Imagine you live in a world with an exorbitantly high cost of living, even pricier than Switzerland. In this world, one bit costs $100!😲💔
- You design a 7-bit slot to store decimal values, costing you $700. 😒
- Then, you realize most of the numbers you store are no more than 15, e.g.,
3, 13, 8, 1, 2, 0, 5, ...
. - This means the extra 3 bits are redundant, costing you an unnecessary $300!\
- To save money, you decide to use a 4-bit slot by default. If it’s not enough, you allocate additional slots (spending $300 only when necessary).
This is the essence of HyperLogLog Presto’s dense implementation. When a value grows too large for the predefined “dense” size, it spills into an “overflow” segment.
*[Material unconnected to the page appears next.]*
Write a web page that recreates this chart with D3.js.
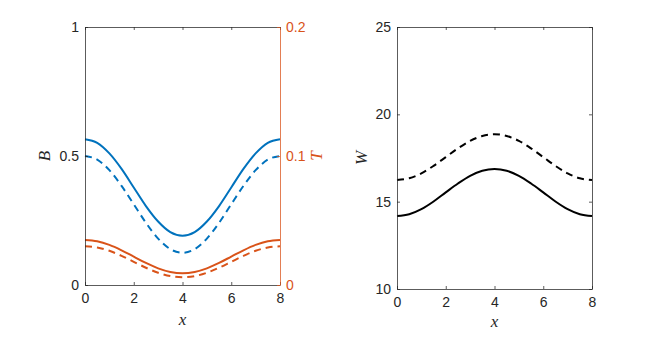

The concatenation of these segments enables a compact yet scalable representation.
To retrieve the original value, you can use this:
std::bitset<TOTAL_BUCKET_SIZE> combined{
overflow_bucket.to_string() + // 👈 Only if the data overflows the dense bucket
dense_bucket.to_string()
};
const unsigned long combined_value = combined.to_ulong();
🌾Resource
- HyperLogLog: Analysis of a Near-Optimal Cardinality Estimation Algorithm – Philippe Flajolet et al.
- Meta’s HyperLogLog Presto
- std::bitset - cppreference.com
By mastering this simple yet powerful technique, you’ll unlock a reusable tool for compact data representation, perfect for scenarios requiring efficient bit-level operations.